**DATA EXCERPT:**
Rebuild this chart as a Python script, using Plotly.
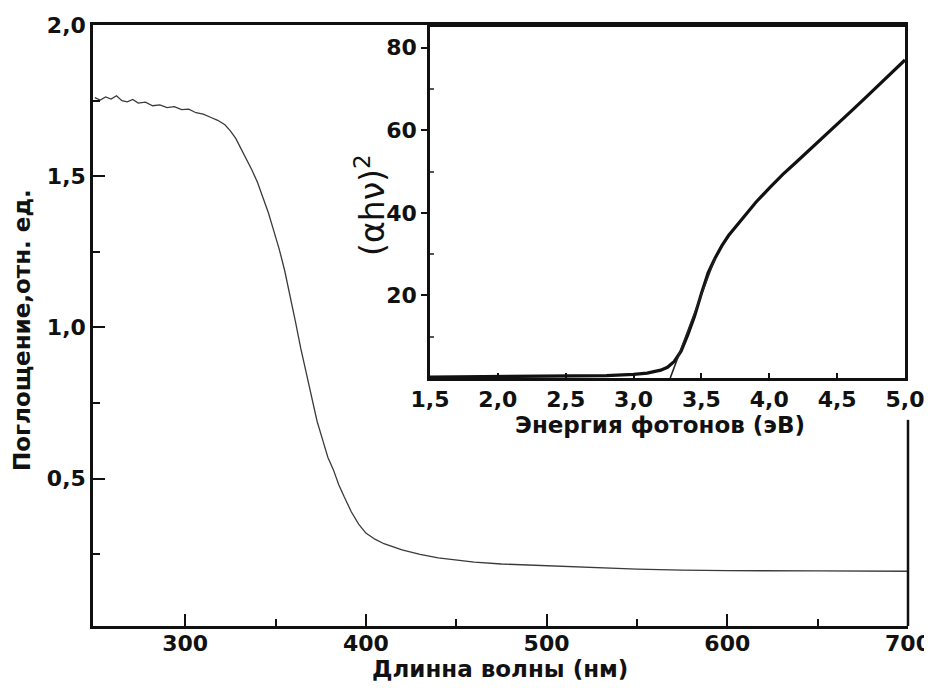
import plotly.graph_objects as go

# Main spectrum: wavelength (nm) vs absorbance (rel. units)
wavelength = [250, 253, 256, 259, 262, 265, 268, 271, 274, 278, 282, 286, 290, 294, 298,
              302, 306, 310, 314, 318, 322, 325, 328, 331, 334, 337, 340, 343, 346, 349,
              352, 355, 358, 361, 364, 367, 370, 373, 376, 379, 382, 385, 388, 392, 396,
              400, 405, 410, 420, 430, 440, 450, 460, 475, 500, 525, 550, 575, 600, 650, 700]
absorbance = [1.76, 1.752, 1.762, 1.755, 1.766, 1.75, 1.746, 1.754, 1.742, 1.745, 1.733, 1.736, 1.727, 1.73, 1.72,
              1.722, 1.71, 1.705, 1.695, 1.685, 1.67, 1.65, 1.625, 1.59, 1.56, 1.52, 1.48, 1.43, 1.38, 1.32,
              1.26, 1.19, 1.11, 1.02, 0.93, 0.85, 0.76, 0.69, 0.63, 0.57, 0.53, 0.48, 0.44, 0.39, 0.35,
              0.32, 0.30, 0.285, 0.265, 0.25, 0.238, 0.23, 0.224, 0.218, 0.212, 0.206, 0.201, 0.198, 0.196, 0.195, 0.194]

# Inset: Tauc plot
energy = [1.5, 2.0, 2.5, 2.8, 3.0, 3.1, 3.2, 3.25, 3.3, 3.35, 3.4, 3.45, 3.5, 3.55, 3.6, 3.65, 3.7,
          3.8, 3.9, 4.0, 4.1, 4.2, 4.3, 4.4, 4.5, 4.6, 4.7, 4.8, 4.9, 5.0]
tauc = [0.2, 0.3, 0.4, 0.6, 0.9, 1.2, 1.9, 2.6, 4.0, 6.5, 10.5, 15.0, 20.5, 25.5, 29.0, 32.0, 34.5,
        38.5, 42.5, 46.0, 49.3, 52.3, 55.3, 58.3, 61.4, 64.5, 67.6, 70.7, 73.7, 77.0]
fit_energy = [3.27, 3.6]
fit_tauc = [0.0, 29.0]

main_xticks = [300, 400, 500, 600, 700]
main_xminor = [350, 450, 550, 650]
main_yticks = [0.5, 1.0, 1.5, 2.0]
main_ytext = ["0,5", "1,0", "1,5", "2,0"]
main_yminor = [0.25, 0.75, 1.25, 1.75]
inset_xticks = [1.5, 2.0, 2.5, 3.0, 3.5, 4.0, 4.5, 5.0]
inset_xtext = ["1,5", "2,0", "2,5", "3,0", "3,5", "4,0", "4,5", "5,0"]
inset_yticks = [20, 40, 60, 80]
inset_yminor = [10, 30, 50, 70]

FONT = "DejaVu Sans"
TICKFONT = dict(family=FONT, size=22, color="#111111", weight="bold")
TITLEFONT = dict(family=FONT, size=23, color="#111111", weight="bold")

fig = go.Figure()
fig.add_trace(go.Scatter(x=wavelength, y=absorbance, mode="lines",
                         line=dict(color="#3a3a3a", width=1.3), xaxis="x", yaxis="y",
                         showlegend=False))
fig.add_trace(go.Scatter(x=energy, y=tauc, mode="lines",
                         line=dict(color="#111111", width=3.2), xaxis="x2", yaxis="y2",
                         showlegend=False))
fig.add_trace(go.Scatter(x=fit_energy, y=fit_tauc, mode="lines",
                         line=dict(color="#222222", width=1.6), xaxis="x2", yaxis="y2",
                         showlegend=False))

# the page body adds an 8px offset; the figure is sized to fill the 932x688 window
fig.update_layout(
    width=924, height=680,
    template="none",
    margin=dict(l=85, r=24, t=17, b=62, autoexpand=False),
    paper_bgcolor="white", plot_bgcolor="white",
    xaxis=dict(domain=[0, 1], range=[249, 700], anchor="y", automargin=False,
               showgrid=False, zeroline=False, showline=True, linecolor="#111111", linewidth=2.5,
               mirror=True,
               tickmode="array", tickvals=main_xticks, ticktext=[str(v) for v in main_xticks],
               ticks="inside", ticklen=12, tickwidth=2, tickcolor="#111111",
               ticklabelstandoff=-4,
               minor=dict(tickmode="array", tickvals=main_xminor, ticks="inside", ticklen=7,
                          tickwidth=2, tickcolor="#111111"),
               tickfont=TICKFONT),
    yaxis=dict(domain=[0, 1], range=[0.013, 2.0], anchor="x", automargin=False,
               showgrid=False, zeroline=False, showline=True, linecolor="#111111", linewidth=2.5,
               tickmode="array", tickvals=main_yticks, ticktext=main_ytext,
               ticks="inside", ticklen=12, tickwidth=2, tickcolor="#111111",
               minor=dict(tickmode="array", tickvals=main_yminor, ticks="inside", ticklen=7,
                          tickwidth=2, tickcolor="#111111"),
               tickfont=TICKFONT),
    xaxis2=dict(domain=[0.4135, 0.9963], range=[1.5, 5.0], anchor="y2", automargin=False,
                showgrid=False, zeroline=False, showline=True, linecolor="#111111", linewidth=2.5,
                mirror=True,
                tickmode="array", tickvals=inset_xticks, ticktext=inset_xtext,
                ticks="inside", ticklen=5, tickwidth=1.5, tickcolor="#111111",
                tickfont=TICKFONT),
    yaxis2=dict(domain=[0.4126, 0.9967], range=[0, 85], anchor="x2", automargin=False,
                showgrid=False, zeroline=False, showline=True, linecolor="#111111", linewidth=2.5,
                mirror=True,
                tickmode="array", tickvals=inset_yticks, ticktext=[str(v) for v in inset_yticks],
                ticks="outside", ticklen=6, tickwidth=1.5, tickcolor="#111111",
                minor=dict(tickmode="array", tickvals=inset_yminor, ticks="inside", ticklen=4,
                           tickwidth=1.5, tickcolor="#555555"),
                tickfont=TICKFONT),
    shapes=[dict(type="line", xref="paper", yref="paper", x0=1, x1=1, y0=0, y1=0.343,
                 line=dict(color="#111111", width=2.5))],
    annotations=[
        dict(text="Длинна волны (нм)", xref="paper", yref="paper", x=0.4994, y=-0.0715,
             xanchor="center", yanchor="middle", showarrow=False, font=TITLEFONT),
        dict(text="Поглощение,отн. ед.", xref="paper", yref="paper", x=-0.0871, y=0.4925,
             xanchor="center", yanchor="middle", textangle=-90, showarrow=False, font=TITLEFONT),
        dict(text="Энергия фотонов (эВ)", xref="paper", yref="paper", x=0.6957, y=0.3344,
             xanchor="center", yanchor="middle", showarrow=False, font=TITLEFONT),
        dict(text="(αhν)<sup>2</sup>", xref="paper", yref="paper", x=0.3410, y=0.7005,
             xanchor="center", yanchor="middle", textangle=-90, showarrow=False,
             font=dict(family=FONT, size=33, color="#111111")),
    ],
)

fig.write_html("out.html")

**SHORT TASK:**
Return each line from the material above exactly, but not the pictures.

**OUTPUT FOR THIS EXERCISE:**
Rebuild this chart as a Python script, using Plotly.
import plotly.graph_objects as go

# Main spectrum: wavelength (nm) vs absorbance (rel. units)
wavelength = [250, 253, 256, 259, 262, 265, 268, 271, 274, 278, 282, 286, 290, 294, 298,
              302, 306, 310, 314, 318, 322, 325, 328, 331, 334, 337, 340, 343, 346, 349,
              352, 355, 358, 361, 364, 367, 370, 373, 376, 379, 382, 385, 388, 392, 396,
              400, 405, 410, 420, 430, 440, 450, 460, 475, 500, 525, 550, 575, 600, 650, 700]
absorbance = [1.76, 1.752, 1.762, 1.755, 1.766, 1.75, 1.746, 1.754, 1.742, 1.745, 1.733, 1.736, 1.727, 1.73, 1.72,
              1.722, 1.71, 1.705, 1.695, 1.685, 1.67, 1.65, 1.625, 1.59, 1.56, 1.52, 1.48, 1.43, 1.38, 1.32,
              1.26, 1.19, 1.11, 1.02, 0.93, 0.85, 0.76, 0.69, 0.63, 0.57, 0.53, 0.48, 0.44, 0.39, 0.35,
              0.32, 0.30, 0.285, 0.265, 0.25, 0.238, 0.23, 0.224, 0.218, 0.212, 0.206, 0.201, 0.198, 0.196, 0.195, 0.194]

# Inset: Tauc plot
energy = [1.5, 2.0, 2.5, 2.8, 3.0, 3.1, 3.2, 3.25, 3.3, 3.35, 3.4, 3.45, 3.5, 3.55, 3.6, 3.65, 3.7,
          3.8, 3.9, 4.0, 4.1, 4.2, 4.3, 4.4, 4.5, 4.6, 4.7, 4.8, 4.9, 5.0]
tauc = [0.2, 0.3, 0.4, 0.6, 0.9, 1.2, 1.9, 2.6, 4.0, 6.5, 10.5, 15.0, 20.5, 25.5, 29.0, 32.0, 34.5,
        38.5, 42.5, 46.0, 49.3, 52.3, 55.3, 58.3, 61.4, 64.5, 67.6, 70.7, 73.7, 77.0]
fit_energy = [3.27, 3.6]
fit_tauc = [0.0, 29.0]

main_xticks = [300, 400, 500, 600, 700]
main_xminor = [350, 450, 550, 650]
main_yticks = [0.5, 1.0, 1.5, 2.0]
main_ytext = ["0,5", "1,0", "1,5", "2,0"]
main_yminor = [0.25, 0.75, 1.25, 1.75]
inset_xticks = [1.5, 2.0, 2.5, 3.0, 3.5, 4.0, 4.5, 5.0]
inset_xtext = ["1,5", "2,0", "2,5", "3,0", "3,5", "4,0", "4,5", "5,0"]
inset_yticks = [20, 40, 60, 80]
inset_yminor = [10, 30, 50, 70]

FONT = "DejaVu Sans"
TICKFONT = dict(family=FONT, size=22, color="#111111", weight="bold")
TITLEFONT = dict(family=FONT, size=23, color="#111111", weight="bold")

fig = go.Figure()
fig.add_trace(go.Scatter(x=wavelength, y=absorbance, mode="lines",
                         line=dict(color="#3a3a3a", width=1.3), xaxis="x", yaxis="y",
                         showlegend=False))
fig.add_trace(go.Scatter(x=energy, y=tauc, mode="lines",
                         line=dict(color="#111111", width=3.2), xaxis="x2", yaxis="y2",
                         showlegend=False))
fig.add_trace(go.Scatter(x=fit_energy, y=fit_tauc, mode="lines",
                         line=dict(color="#222222", width=1.6), xaxis="x2", yaxis="y2",
                         showlegend=False))

# the page body adds an 8px offset; the figure is sized to fill the 932x688 window
fig.update_layout(
    width=924, height=680,
    template="none",
    margin=dict(l=85, r=24, t=17, b=62, autoexpand=False),
    paper_bgcolor="white", plot_bgcolor="white",
    xaxis=dict(domain=[0, 1], range=[249, 700], anchor="y", automargin=False,
               showgrid=False, zeroline=False, showline=True, linecolor="#111111", linewidth=2.5,
               mirror=True,
               tickmode="array", tickvals=main_xticks, ticktext=[str(v) for v in main_xticks],
               ticks="inside", ticklen=12, tickwidth=2, tickcolor="#111111",
               ticklabelstandoff=-4,
               minor=dict(tickmode="array", tickvals=main_xminor, ticks="inside", ticklen=7,
                          tickwidth=2, tickcolor="#111111"),
               tickfont=TICKFONT),
    yaxis=dict(domain=[0, 1], range=[0.013, 2.0], anchor="x", automargin=False,
               showgrid=False, zeroline=False, showline=True, linecolor="#111111", linewidth=2.5,
               tickmode="array", tickvals=main_yticks, ticktext=main_ytext,
               ticks="inside", ticklen=12, tickwidth=2, tickcolor="#111111",
               minor=dict(tickmode="array", tickvals=main_yminor, ticks="inside", ticklen=7,
                          tickwidth=2, tickcolor="#111111"),
               tickfont=TICKFONT),
    xaxis2=dict(domain=[0.4135, 0.9963], range=[1.5, 5.0], anchor="y2", automargin=False,
                showgrid=False, zeroline=False, showline=True, linecolor="#111111", linewidth=2.5,
                mirror=True,
                tickmode="array", tickvals=inset_xticks, ticktext=inset_xtext,
                ticks="inside", ticklen=5, tickwidth=1.5, tickcolor="#111111",
                tickfont=TICKFONT),
    yaxis2=dict(domain=[0.4126, 0.9967], range=[0, 85], anchor="x2", automargin=False,
                showgrid=False, zeroline=False, showline=True, linecolor="#111111", linewidth=2.5,
                mirror=True,
                tickmode="array", tickvals=inset_yticks, ticktext=[str(v) for v in inset_yticks],
                ticks="outside", ticklen=6, tickwidth=1.5, tickcolor="#111111",
                minor=dict(tickmode="array", tickvals=inset_yminor, ticks="inside", ticklen=4,
                           tickwidth=1.5, tickcolor="#555555"),
                tickfont=TICKFONT),
    shapes=[dict(type="line", xref="paper", yref="paper", x0=1, x1=1, y0=0, y1=0.343,
                 line=dict(color="#111111", width=2.5))],
    annotations=[
        dict(text="Длинна волны (нм)", xref="paper", yref="paper", x=0.4994, y=-0.0715,
             xanchor="center", yanchor="middle", showarrow=False, font=TITLEFONT),
        dict(text="Поглощение,отн. ед.", xref="paper", yref="paper", x=-0.0871, y=0.4925,
             xanchor="center", yanchor="middle", textangle=-90, showarrow=False, font=TITLEFONT),
        dict(text="Энергия фотонов (эВ)", xref="paper", yref="paper", x=0.6957, y=0.3344,
             xanchor="center", yanchor="middle", showarrow=False, font=TITLEFONT),
        dict(text="(αhν)<sup>2</sup>", xref="paper", yref="paper", x=0.3410, y=0.7005,
             xanchor="center", yanchor="middle", textangle=-90, showarrow=False,
             font=dict(family=FONT, size=33, color="#111111")),
    ],
)

fig.write_html("out.html")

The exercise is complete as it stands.